● **TO BE DONE**
Using the entries shown below, output the line containing "Write the D3.js code for this chart.", the line containing "const belgiumGreen = [6.7, 6.7, 3.4, 5.0, 5.6, 4.3];", and every line between them, exactly. Pictures are omitted.
** start GIVEN DATA **
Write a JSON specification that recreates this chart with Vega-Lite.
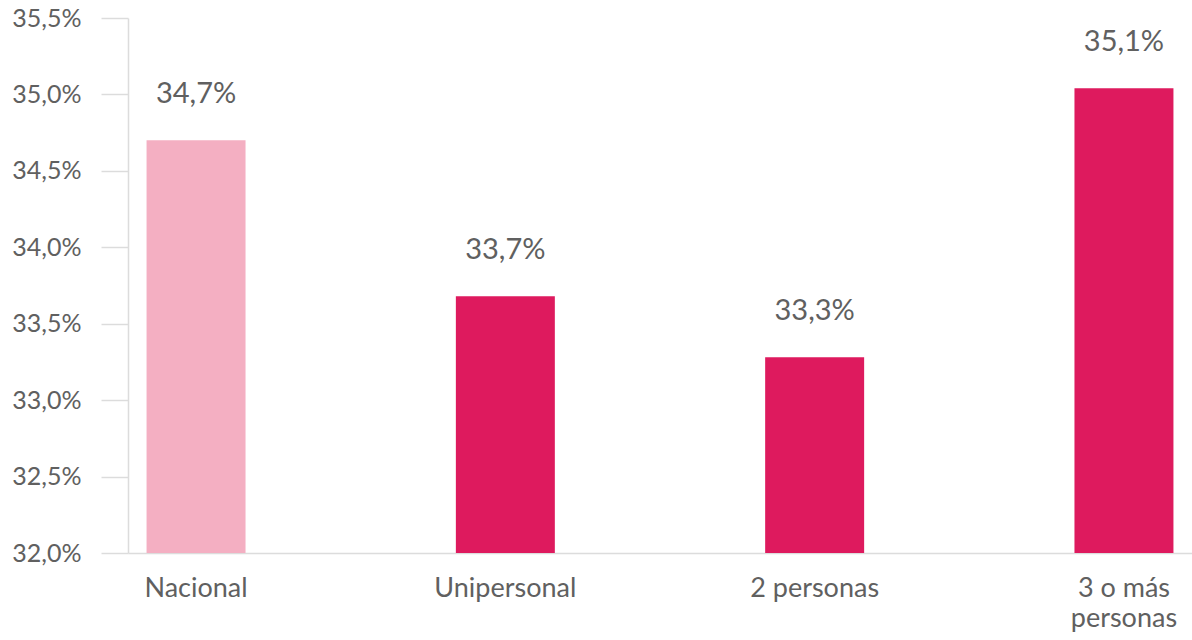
{
  "$schema": "https://vega.github.io/schema/vega-lite/v6.json",
  "width": 1064,
  "height": 535,
  "autosize": {"type": "none"},
  "padding": {"left": 128, "top": 18, "right": 0, "bottom": 87},
  "background": "white",
  "config": {
    "view": {"stroke": null},
    "font": "Lato",
    "axis": {"labelFont": "Lato", "labelFontWeight": "normal", "labelColor": "#606060", "domainColor": "#dcdcdc", "tickColor": "#dcdcdc", "grid": false}
  },
  "data": {
    "values": [
      {"grupo": "Nacional", "valor": 34.70, "etiqueta": "34,7%", "tipo": "nacional"},
      {"grupo": "Unipersonal", "valor": 33.68, "etiqueta": "33,7%", "tipo": "hogar"},
      {"grupo": "2 personas", "valor": 33.28, "etiqueta": "33,3%", "tipo": "hogar"},
      {"grupo": "3 o más personas", "valor": 35.04, "etiqueta": "35,1%", "tipo": "hogar"}
    ]
  },
  "encoding": {
    "x": {
      "field": "grupo",
      "type": "nominal",
      "sort": null,
      "scale": {"paddingInner": 0.68, "paddingOuter": 0.06},
      "axis": {
        "title": null,
        "labelAngle": 0,
        "labelFontSize": 27,
        "labelPadding": 22,
        "ticks": false,
        "domainWidth": 1.5,
        "labelLineHeight": 30,
        "labelExpr": "datum.value == '3 o más personas' ? ['3 o más', 'personas'] : datum.value"
      }
    },
    "y": {
      "field": "valor",
      "type": "quantitative",
      "scale": {"domain": [32, 35.5], "zero": false, "nice": false, "clamp": true},
      "axis": {
        "title": null,
        "values": [32, 32.5, 33, 33.5, 34, 34.5, 35, 35.5],
        "labelExpr": "replace(format(datum.value, '.1f'), '.', ',') + '%'",
        "labelFontSize": 25,
        "tickSize": 27,
        "tickWidth": 1.5,
        "domainWidth": 1.5,
        "labelPadding": 20
      }
    }
  },
  "layer": [
    {
      "mark": {"type": "bar"},
      "encoding": {
        "color": {
          "field": "tipo",
          "type": "nominal",
          "scale": {"domain": ["nacional", "hogar"], "range": ["#f4afc2", "#de1a5e"]},
          "legend": null
        }
      }
    },
    {
      "mark": {"type": "text", "baseline": "bottom", "dy": -31, "fontSize": 29, "fontWeight": "normal", "color": "#606060"},
      "encoding": {"text": {"field": "etiqueta"}}
    }
  ]
}
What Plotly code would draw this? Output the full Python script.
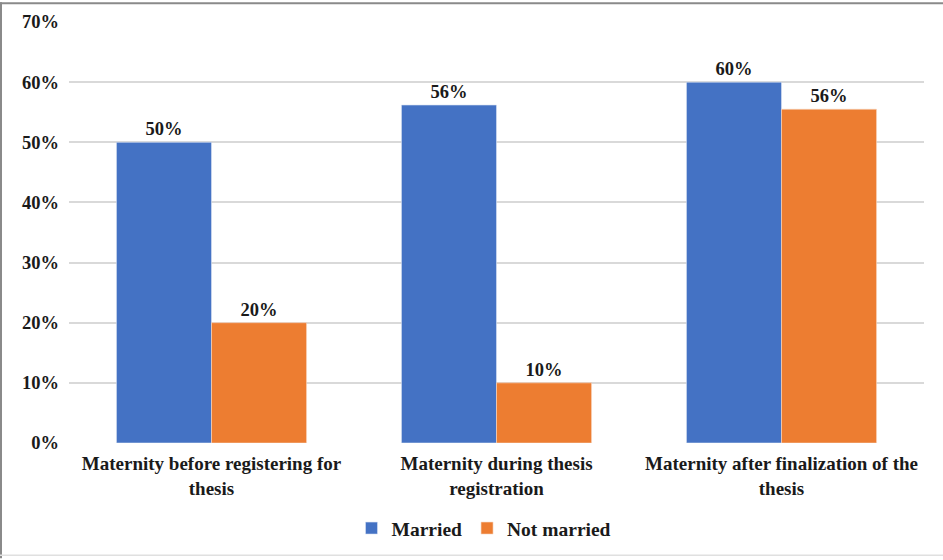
import plotly.graph_objects as go

categories = ["Maternity before registering for<br>thesis",
              "Maternity during thesis<br>registration",
              "Maternity after finalization of the<br>thesis"]
married = [50.0, 56.2, 60.0]
not_married = [20.0, 10.0, 55.5]
married_labels = ["50%", "56%", "60%"]
not_married_labels = ["20%", "10%", "56%"]
y_ticks = [0, 10, 20, 30, 40, 50, 60, 70]
y_tick_labels = ["0%", "10%", "20%", "30%", "40%", "50%", "60%", "70%"]

W, H = 943, 560
ml, mr, mt, mb = 69, 19, 20, 116
pw, ph = W - ml - mr, H - mt - mb

font_family = "Liberation Serif"
txt_color = "#1a1a1a"

fig = go.Figure()
fig.add_trace(go.Bar(
    name="<b>Married</b>", x=categories, y=married,
    text=[f"<b>{t}</b>" for t in married_labels], textposition="outside",
    marker=dict(color="#4472C4", line=dict(color="#dbe4f3", width=0.6)),
    cliponaxis=False,
))
fig.add_trace(go.Bar(
    name="<b>Not married</b>", x=categories, y=not_married,
    text=[f"<b>{t}</b>" for t in not_married_labels], textposition="outside",
    marker=dict(color="#ED7D31", line=dict(color="#f7d9c4", width=0.6)),
    cliponaxis=False,
))

def px_x(p):
    return (p - ml) / pw

def px_y(p):
    return (H - mb - p) / ph

shapes = [
    dict(type="line", xref="paper", yref="paper", x0=px_x(0), x1=px_x(W), y0=px_y(1), y1=px_y(1),
         line=dict(color="#8a8a8a", width=2)),
    dict(type="line", xref="paper", yref="paper", x0=px_x(1), x1=px_x(1), y0=px_y(0), y1=px_y(H),
         line=dict(color="#8a8a8a", width=2)),
    dict(type="line", xref="paper", yref="paper", x0=px_x(0), x1=px_x(W), y0=px_y(557), y1=px_y(557),
         line=dict(color="#e0e0e0", width=1.5)),
]

fig.update_layout(
    width=W, height=H,
    margin=dict(l=ml, r=mr, t=mt, b=mb),
    barmode="group", bargap=0.333, bargroupgap=0,
    plot_bgcolor="white", paper_bgcolor="white",
    font=dict(family=font_family, size=18.5, color=txt_color),
    legend=dict(orientation="h", x=px_x(484), xanchor="center", y=px_y(530), yanchor="middle",
                font=dict(family=font_family, size=19.5, color=txt_color),
                traceorder="normal"),
    shapes=shapes,
)
fig.update_traces(textfont=dict(family=font_family, size=18.5, color=txt_color))
fig.update_xaxes(tickvals=categories, ticktext=[f"<b>{c}</b>" for c in categories],
                 tickfont=dict(family=font_family, size=19, color=txt_color),
                 showline=False, ticks="", ticklabelstandoff=7)
fig.update_yaxes(range=[0, 70], tickvals=y_ticks, ticktext=[f"<b>{t}</b>" for t in y_tick_labels],
                 showgrid=True, gridcolor="#d9d9d9", gridwidth=1.5, zeroline=False,
                 tickfont=dict(family=font_family, size=18.5, color=txt_color), ticks="",
                 ticklabelstandoff=9)

fig.write_html("out.html", config={"displayModeBar": False},
               post_script="document.body.style.margin='0';")
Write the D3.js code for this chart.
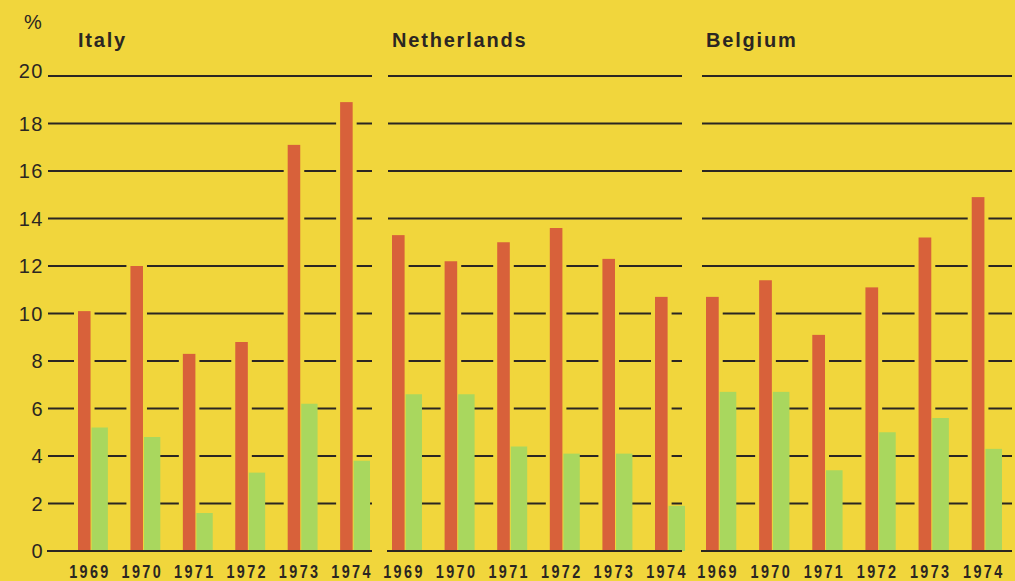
<!DOCTYPE html>
<html>
<head>
<meta charset="utf-8">
<script src="https://cdn.jsdelivr.net/npm/d3@7"></script>
<style>
  html, body { margin: 0; padding: 0; background: #f1d63c; }
  svg { display: block; }
  .tick-label { font-family: "Liberation Sans", Arial, sans-serif; font-size: 20px; fill: #2b2622; letter-spacing: 1.5px; }
  .title { font-family: "Liberation Sans", Arial, sans-serif; font-size: 20px; font-weight: bold; fill: #2b2622; letter-spacing: 1.8px; }
  .year { font-family: "Liberation Sans", Arial, sans-serif; font-size: 18px; font-weight: bold; fill: #2b2622; letter-spacing: 3px; }
</style>
</head>
<body>
<svg id="chart" width="1015" height="581" viewBox="0 0 1015 581"></svg>
<script>
// --- Data -------------------------------------
const years = [1969, 1970, 1971, 1972, 1973, 1974];
const countries = ["Italy", "Netherlands", "Belgium"];
const yTicks = [0, 2, 4, 6, 8, 10, 12, 14, 16, 18, 20];

// orange bars
const italyRed = [10.1, 12.0, 8.3, 8.8, 17.1, 18.9];
const netherlandsRed = [13.3, 12.2, 13.0, 13.6, 12.3, 10.7];
const belgiumRed = [10.7, 11.4, 9.1, 11.1, 13.2, 14.9];

// green bars
const italyGreen = [5.2, 4.8, 1.6, 3.3, 6.2, 3.8];
const netherlandsGreen = [6.6, 6.6, 4.4, 4.1, 4.1, 1.9];
const belgiumGreen = [6.7, 6.7, 3.4, 5.0, 5.6, 4.3];

const redSeries = [italyRed, netherlandsRed, belgiumRed];
const greenSeries = [italyGreen, netherlandsGreen, belgiumGreen];

// --- Layout ------------------------------------
const bg = "#f1d63c";
const red = "#d8613a";
const green = "#a9d75e";
const ink = "#2b2622";

// one entry per panel: where its gridlines run, where its bars go
const panels = [
  {grid: [48, 372], bars: [78, 370]},
  {grid: [388, 682], bars: [392, 685]},
  {grid: [702, 1012], bars: [706, 1002]}
];

const svg = d3.select("#chart");

svg.append("rect")
  .attr("width", 1015)
  .attr("height", 581)
  .attr("fill", bg);

const y = d3.scaleLinear()
  .domain([0, 20])
  .range([551, 76]);

// y labels, only once on the left
svg.append("g")
  .selectAll("text")
  .data(yTicks)
  .enter()
  .append("text")
  .attr("class", "tick-label")
  .attr("x", 44)
  .attr("y", d => y(d))
  .attr("dy", d => d === 20 ? "0.1em" : "0.36em")
  .attr("text-anchor", "end")
  .text(d => d);

svg.append("text")
  .attr("class", "tick-label")
  .attr("x", 24)
  .attr("y", 29)
  .text("%");

panels.forEach((p, i) => {
  const g = svg.append("g");

  const x = d3.scaleBand()
    .domain(years)
    .range(p.bars)
    .paddingInner(0.43)
    .paddingOuter(0);

  const bw = x.bandwidth();
  const redW = bw * 0.42;
  const greenW = bw - redW;

  const rows = years.map((yr, j) => ({
    year: yr,
    red: redSeries[i][j],
    green: greenSeries[i][j]
  }));

  // title
  g.append("text")
    .attr("class", "title")
    .attr("x", p.bars[0])
    .attr("y", 47)
    .text(countries[i]);

  // gridlines (not the baseline)
  g.append("g")
    .selectAll("line")
    .data(yTicks.filter(t => t > 0))
    .enter()
    .append("line")
    .attr("x1", p.grid[0])
    .attr("x2", p.grid[1])
    .attr("y1", d => y(d))
    .attr("y2", d => y(d))
    .attr("stroke", ink)
    .attr("stroke-width", 2);

  // small gaps in the gridlines around the orange bars
  g.append("g")
    .selectAll("rect")
    .data(rows)
    .enter()
    .append("rect")
    .attr("x", d => x(d.year) - 4)
    .attr("y", d => y(d.red) - 2)
    .attr("width", redW + 8)
    .attr("height", d => y(0) - y(d.red) + 2)
    .attr("fill", bg);

  g.append("g")
    .selectAll("rect")
    .data(rows)
    .enter()
    .append("rect")
    .attr("x", d => x(d.year))
    .attr("y", d => y(d.red))
    .attr("width", redW)
    .attr("height", d => y(0) - y(d.red))
    .attr("fill", red);

  g.append("g")
    .selectAll("rect")
    .data(rows)
    .enter()
    .append("rect")
    .attr("x", d => x(d.year) + redW + 1)
    .attr("y", d => y(d.green))
    .attr("width", greenW - 1)
    .attr("height", d => y(0) - y(d.green))
    .attr("fill", green);

  // baseline
  g.append("line")
    .attr("x1", p.grid[0] - 1)
    .attr("x2", p.grid[1])
    .attr("y1", y(0))
    .attr("y2", y(0))
    .attr("stroke", ink)
    .attr("stroke-width", 2);

  // year labels: narrow, spaced-out digits, so squeeze the text sideways
  g.append("g")
    .selectAll("text")
    .data(years)
    .enter()
    .append("text")
    .attr("class", "year")
    .attr("transform", d => "translate(" + (x(d) + bw / 2 - 4 + 1) + ",578) scale(0.8,1)")
    .attr("text-anchor", "middle")
    .text(d => d);
});
</script>
</body>
</html>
** end GIVEN DATA **
● **SOLVED EXERCISE**
Write the D3.js code for this chart.
<!DOCTYPE html>
<html>
<head>
<meta charset="utf-8">
<script src="https://cdn.jsdelivr.net/npm/d3@7"></script>
<style>
  html, body { margin: 0; padding: 0; background: #f1d63c; }
  svg { display: block; }
  .tick-label { font-family: "Liberation Sans", Arial, sans-serif; font-size: 20px; fill: #2b2622; letter-spacing: 1.5px; }
  .title { font-family: "Liberation Sans", Arial, sans-serif; font-size: 20px; font-weight: bold; fill: #2b2622; letter-spacing: 1.8px; }
  .year { font-family: "Liberation Sans", Arial, sans-serif; font-size: 18px; font-weight: bold; fill: #2b2622; letter-spacing: 3px; }
</style>
</head>
<body>
<svg id="chart" width="1015" height="581" viewBox="0 0 1015 581"></svg>
<script>
// --- Data -------------------------------------
const years = [1969, 1970, 1971, 1972, 1973, 1974];
const countries = ["Italy", "Netherlands", "Belgium"];
const yTicks = [0, 2, 4, 6, 8, 10, 12, 14, 16, 18, 20];

// orange bars
const italyRed = [10.1, 12.0, 8.3, 8.8, 17.1, 18.9];
const netherlandsRed = [13.3, 12.2, 13.0, 13.6, 12.3, 10.7];
const belgiumRed = [10.7, 11.4, 9.1, 11.1, 13.2, 14.9];

// green bars
const italyGreen = [5.2, 4.8, 1.6, 3.3, 6.2, 3.8];
const netherlandsGreen = [6.6, 6.6, 4.4, 4.1, 4.1, 1.9];
const belgiumGreen = [6.7, 6.7, 3.4, 5.0, 5.6, 4.3];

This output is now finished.